Reproduce, please, the span of lines beginning at the line with "What Plotly code" and ending at the line with "import plotly.graph_objects as go", inclusive, minus any pictures.

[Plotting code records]
■ ■ ■ ■

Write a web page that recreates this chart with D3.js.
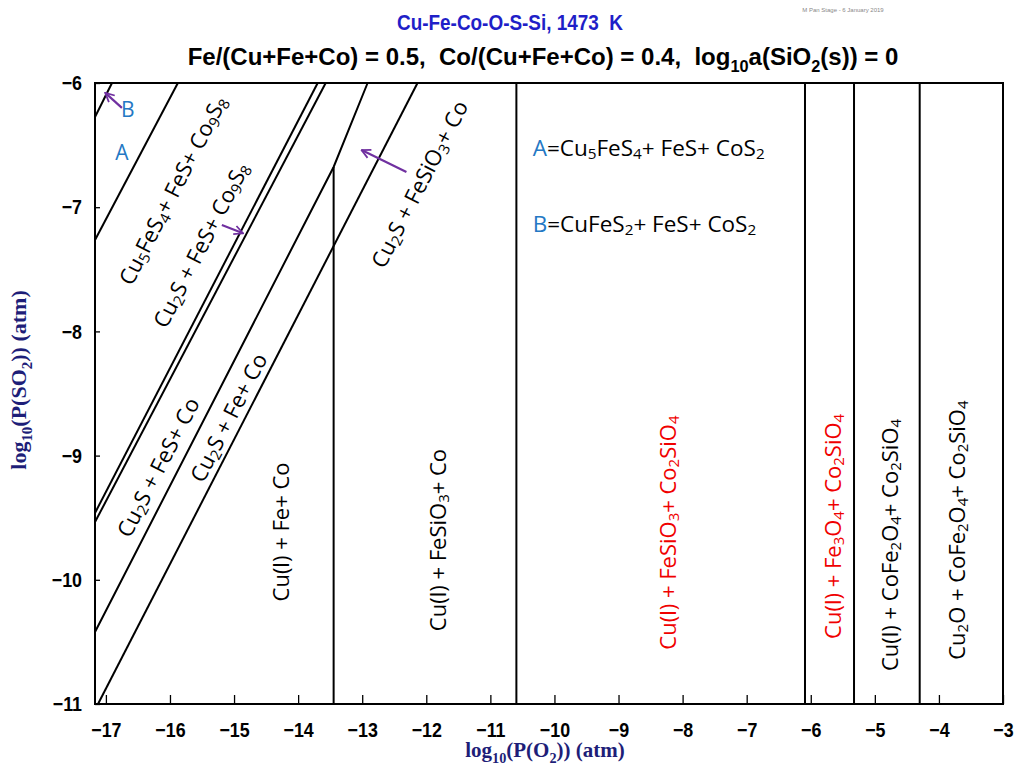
<!DOCTYPE html>
<html>
<head>
<meta charset="utf-8">
<script src="https://cdn.jsdelivr.net/npm/d3@7"></script>
<style>
  body { margin: 0; background: #fff; }
  svg { display: block; }
</style>
</head>
<body>
<svg id="chart" width="1019" height="767"></svg>
<script>
// ticks
const xMajor = d3.range(-17, -2)
const yMajor = d3.range(-11, -5)

// boundaries, [log pO2, log pSO2] points
// (the FeS line bends where it meets the Fe/FeSiO3 vertical)
const diagLines = [
  [[-16.905, -6], [-17.17, -6.274]],
  [[-15.877, -6], [-17.17, -7.264]],
  [[-13.695, -6], [-17.17, -9.462]],
  [[-13.57, -6], [-17.17, -9.535]],
  [[-12.916, -6], [-13.446, -6.676], [-17.17, -10.42]],
  [[-12.137, -6], [-17.123, -11]]
]

// vertical boundaries
const vertX = [-13.446, -10.594, -6.09, -5.325, -4.30]
const vertTop = [-6.676, -6, -6, -6, -6]

// region labels (anchor in data units)
const regionText = [
  'Cu_5FeS_4+ FeS+ Co_9S_8',
  'Cu_2S + FeS+ Co_9S_8',
  'Cu_2S + FeS+ Co',
  'Cu_2S + Fe+ Co',
  'Cu_2S + FeSiO_3+ Co',
  'Cu(l) + Fe+ Co',
  'Cu(l) + FeSiO_3+ Co',
  'Cu(l) + FeSiO_3+ Co_2SiO_4',
  'Cu(l) + Fe_3O_4+ Co_2SiO_4',
  'Cu(l) + CoFe_2O_4+ Co_2SiO_4',
  'Cu_2O + CoFe_2O_4+ Co_2SiO_4'
]
const regionX = [-15.97, -15.53, -16.20, -15.10, -12.12, -14.29, -11.84, -8.24, -5.67, -4.78, -3.74]
const regionY = [-6.86, -7.30, -9.09, -8.69, -6.81, -9.615, -9.68, -9.62, -9.57, -9.72, -9.60]
const regionRed = [false, false, false, false, false, false, false, true, true, false, false]
const regionDiag = [true, true, true, true, true, false, false, false, false, false, false]

// purple arrows
const arrowFrom = [[-16.75, -6.20], [-15.19, -7.143], [-12.31, -6.717]]
const arrowTo = [[-17.01, -6.08], [-14.86, -7.21], [-13.01, -6.54]]

var svg = d3.select('#chart')
var x = d3.scaleLinear().domain([-17.17, -3]).range([95, 1003])
var y = d3.scaleLinear().domain([-11, -6]).range([704, 83])

const sans = '"Liberation Sans", Arial, sans-serif'
const calib = '"Open Sans", "Noto Sans", sans-serif'
const serif = '"Liberation Serif", "Times New Roman", serif'

// text with _n subscripts
function rich(t, str, fs) {
  let down = false
  str.split(/(_\d+)/).forEach(p => {
    if (!p) return
    if (p[0] === '_') {
      t.append('tspan').attr('font-size', fs * 0.68).attr('dy', fs * 0.28).text(p.slice(1))
      down = true
    } else {
      t.append('tspan').attr('dy', down ? -fs * 0.28 : null).text(p)
      down = false
    }
  })
  return t
}

// squeeze a text a bit (the original uses a narrow face)
function squeeze(node, k) {
  let w = node.getComputedTextLength()
  if (w > 0) d3.select(node).attr('textLength', w * k).attr('lengthAdjust', 'spacingAndGlyphs')
}

// put the middle of a (start anchored) text on x=cx in its own coords
function centre(t, cx) {
  let b = t.node().getBBox()
  t.attr('x', +t.attr('x') + cx - (b.x + b.width / 2))
  return t
}

// titles
svg.append('text')
  .attr('x', 510).attr('y', 30)
  .attr('text-anchor', 'middle')
  .attr('xml:space', 'preserve')
  .attr('font-family', sans).attr('font-weight', 'bold').attr('font-size', 22)
  .attr('fill', '#1f1fc8')
  .attr('textLength', 226).attr('lengthAdjust', 'spacingAndGlyphs')
  .text('Cu-Fe-Co-O-S-Si, 1473  K')

let sub = rich(svg.append('text')
  .attr('x', 0).attr('y', 65)
  .attr('font-family', sans).attr('font-weight', 'bold').attr('font-size', 24)
  .attr('fill', '#000')
  .attr('xml:space', 'preserve'),
  'Fe/(Cu+Fe+Co) = 0.5,  Co/(Cu+Fe+Co) = 0.4,  log_10a(SiO_2(s)) = 0', 24)
centre(sub, 543)

svg.append('text')
  .attr('x', 843).attr('y', 12)
  .attr('text-anchor', 'middle')
  .attr('font-family', sans).attr('font-size', 6)
  .attr('fill', '#888')
  .text('M Pan Stage - 6 January 2019')

// axes
let gx = svg.append('g').attr('transform', 'translate(0,' + y(-11) + ')')
gx.call(d3.axisBottom(x).tickValues(d3.range(-171, -29).map(d => d / 10)).tickSize(-4).tickFormat(''))
gx.call(d3.axisBottom(x).tickValues(xMajor).tickSize(-9).tickPadding(18).tickFormat(d3.format('d')))
gx.selectAll('.domain').remove()

let gy = svg.append('g').attr('transform', 'translate(' + x(-17.17) + ',0)')
gy.call(d3.axisLeft(y).tickValues(d3.range(-110, -59).map(d => d / 10)).tickSize(-5).tickFormat(''))
gy.call(d3.axisLeft(y).tickValues(yMajor).tickSize(-5).tickPadding(13).tickFormat(d3.format('d')))
gy.selectAll('.domain').remove()

svg.selectAll('.tick line').attr('stroke', '#000').attr('stroke-width', 1.3)
svg.selectAll('.tick text')
  .attr('font-family', sans).attr('font-weight', 'bold').attr('font-size', 21)
  .attr('fill', '#000')
  .each(function () { squeeze(this, 0.85) })

// axis titles
let xt = rich(svg.append('text')
  .attr('x', 0).attr('y', 757)
  .attr('font-family', serif).attr('font-weight', 'bold').attr('font-size', 21)
  .attr('fill', '#1e1e78'),
  'log_10(P(O_2)) (atm)', 21)
centre(xt, 545)

let yt = rich(svg.append('text')
  .attr('x', 0).attr('y', 0)
  .attr('transform', 'translate(26,380) rotate(-90)')
  .attr('font-family', serif).attr('font-weight', 'bold').attr('font-size', 22)
  .attr('fill', '#1e1e78'),
  'log_10(P(SO_2)) (atm)', 22)
centre(yt, 0)

// boundaries
let line = d3.line().x(d => x(d[0])).y(d => y(d[1]))
let lines = svg.append('g').attr('stroke', '#000').attr('stroke-width', 2).attr('fill', 'none')

lines.selectAll('.diag')
  .data(diagLines)
  .enter()
  .append('path')
  .attr('class', 'diag')
  .attr('d', line)

lines.selectAll('.vert')
  .data(vertX)
  .enter()
  .append('line')
  .attr('class', 'vert')
  .attr('x1', (d) => x(d))
  .attr('x2', (d) => x(d))
  .attr('y1', y(-11))
  .attr('y2', (d, i) => y(vertTop[i]))

// frame
svg.append('rect')
  .attr('x', x(-17.17)).attr('y', y(-6))
  .attr('width', x(-3) - x(-17.17)).attr('height', y(-11) - y(-6))
  .attr('fill', 'none').attr('stroke', '#000').attr('stroke-width', 2)

// labels
let ang = -Math.atan((y(-7) - y(-6)) / (x(-16) - x(-17))) * 180 / Math.PI

regionText.forEach((s, i) => {
  let t = svg.append('text')
    .attr('transform', 'translate(' + x(regionX[i]) + ',' + y(regionY[i]) + ') rotate(' + (regionDiag[i] ? ang : -90) + ')')
    .attr('text-anchor', 'middle')
    .attr('dominant-baseline', 'central')
    .attr('font-family', calib).attr('font-size', 22)
    .attr('fill', regionRed[i] ? '#f00000' : '#000')
  rich(t, s, 22)
})

// A / B
svg.append('text').attr('x', x(-16.75)).attr('y', y(-6.555)).attr('dominant-baseline', 'central')
  .attr('text-anchor', 'middle')
  .attr('font-family', calib).attr('font-size', 21).attr('fill', '#2478c4').text('A')
svg.append('text').attr('x', x(-16.66)).attr('y', y(-6.21)).attr('dominant-baseline', 'central')
  .attr('text-anchor', 'middle')
  .attr('font-family', calib).attr('font-size', 21).attr('fill', '#2478c4').text('B')

let keyA = svg.append('text').attr('x', x(-10.34)).attr('y', y(-6.515)).attr('dominant-baseline', 'central')
  .attr('font-family', calib).attr('font-size', 22.5)
keyA.append('tspan').attr('fill', '#2478c4').text('A')
rich(keyA, '=Cu_5FeS_4+ FeS+ CoS_2', 22.5)

let keyB = svg.append('text').attr('x', x(-10.34)).attr('y', y(-7.127)).attr('dominant-baseline', 'central')
  .attr('font-family', calib).attr('font-size', 22.5)
keyB.append('tspan').attr('fill', '#2478c4').text('B')
rich(keyB, '=CuFeS_2+ FeS+ CoS_2', 22.5)

// arrows
svg.append('defs').append('marker')
  .attr('id', 'head')
  .attr('viewBox', '0 0 10 10')
  .attr('refX', 9).attr('refY', 5)
  .attr('markerWidth', 5).attr('markerHeight', 5)
  .attr('orient', 'auto')
  .append('path')
  .attr('d', 'M1,1 L9,5 L1,9')
  .attr('fill', 'none').attr('stroke', '#7030a0').attr('stroke-width', 1.6)

svg.selectAll('.arrow')
  .data(arrowFrom)
  .enter()
  .append('line')
  .attr('class', 'arrow')
  .attr('x1', (d) => x(d[0])).attr('y1', (d) => y(d[1]))
  .attr('x2', (d, i) => x(arrowTo[i][0])).attr('y2', (d, i) => y(arrowTo[i][1]))
  .attr('stroke', '#7030a0').attr('stroke-width', 2.2)
  .attr('marker-end', 'url(#head)')
</script>
</body>
</html>
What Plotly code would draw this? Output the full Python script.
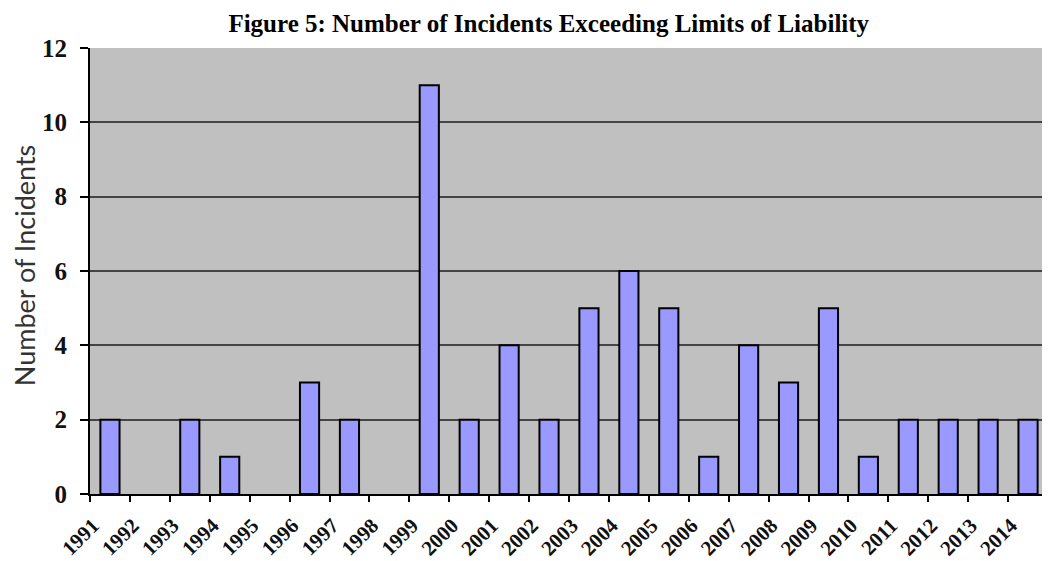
import plotly.graph_objects as go

years = [str(y) for y in range(1991, 2015)]
incidents = [2, 0, 2, 1, 0, 3, 2, 0, 11, 2, 4, 2, 5, 6, 5, 1, 4, 3, 5, 1, 2, 2, 2, 2]
y_ticks = [0, 2, 4, 6, 8, 10, 12]

outline_widths = [2 if v > 0 else 0 for v in incidents]

fig = go.Figure()
fig.add_trace(go.Bar(
    x=years, y=incidents,
    width=0.48,
    marker=dict(color="#9999ff", line=dict(color="#000000", width=outline_widths)),
))

fig.update_layout(
    width=1050, height=561,
    margin=dict(l=82, r=10, t=40, b=75, autoexpand=False),
    paper_bgcolor="#ffffff",
    plot_bgcolor="#c0c0c0",
    showlegend=False,
    title=dict(
        text="<b>Figure 5: Number of Incidents Exceeding Limits of Liability</b>",
        x=0.515, xanchor="center", y=0.988, yanchor="top",
        font=dict(family="Liberation Serif, Times New Roman, serif", size=25, color="#000000"),
    ),
    bargap=0.5,
    annotations=[dict(
        text="Number of Incidents", textangle=-90,
        xref="paper", yref="paper", x=0, y=0.513,
        xanchor="center", yanchor="middle", xshift=-66, showarrow=False,
        font=dict(family="Lato, Carlito, Calibri, sans-serif", size=27, color="#333333"),
    )],
)

fig.update_xaxes(
    type="category",
    automargin=False,
    tickson="boundaries",
    ticks="outside", ticklen=6, tickwidth=2, tickcolor="#000000",
    showline=True, linecolor="#000000", linewidth=2,
    showgrid=False,
    tickangle=-45,
    ticklabelstandoff=9,
    ticklabelshift=-17,
    tickfont=dict(family="Liberation Serif, Times New Roman, serif", size=21, color="#111111", weight="bold"),
)

fig.update_yaxes(
    range=[0, 12],
    automargin=False,
    tickvals=y_ticks,
    ticks="outside", ticklen=8, tickwidth=2, tickcolor="#000000",
    showline=True, linecolor="#000000", linewidth=2,
    showgrid=True, gridcolor="#444444", gridwidth=1.5,
    zeroline=False,
    ticklabelstandoff=8,
    tickfont=dict(family="Liberation Serif, Times New Roman, serif", size=25, color="#111111", weight="bold"),
)

fig.write_html("out.html")
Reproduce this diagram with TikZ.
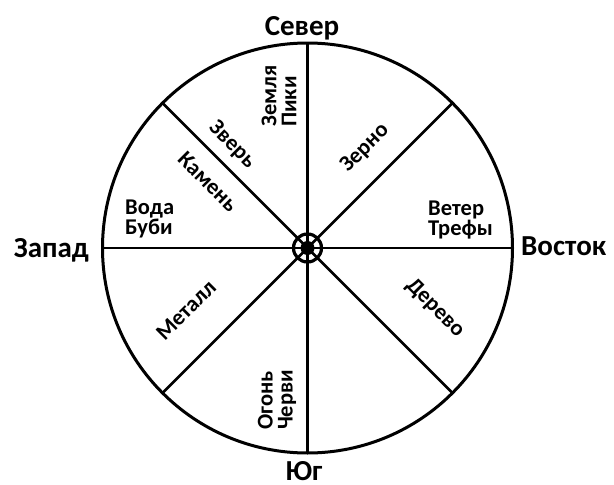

■ ■ ■ ■

#### Exercise result
What Plotly code would draw this? Output the full Python script.
import plotly.graph_objects as go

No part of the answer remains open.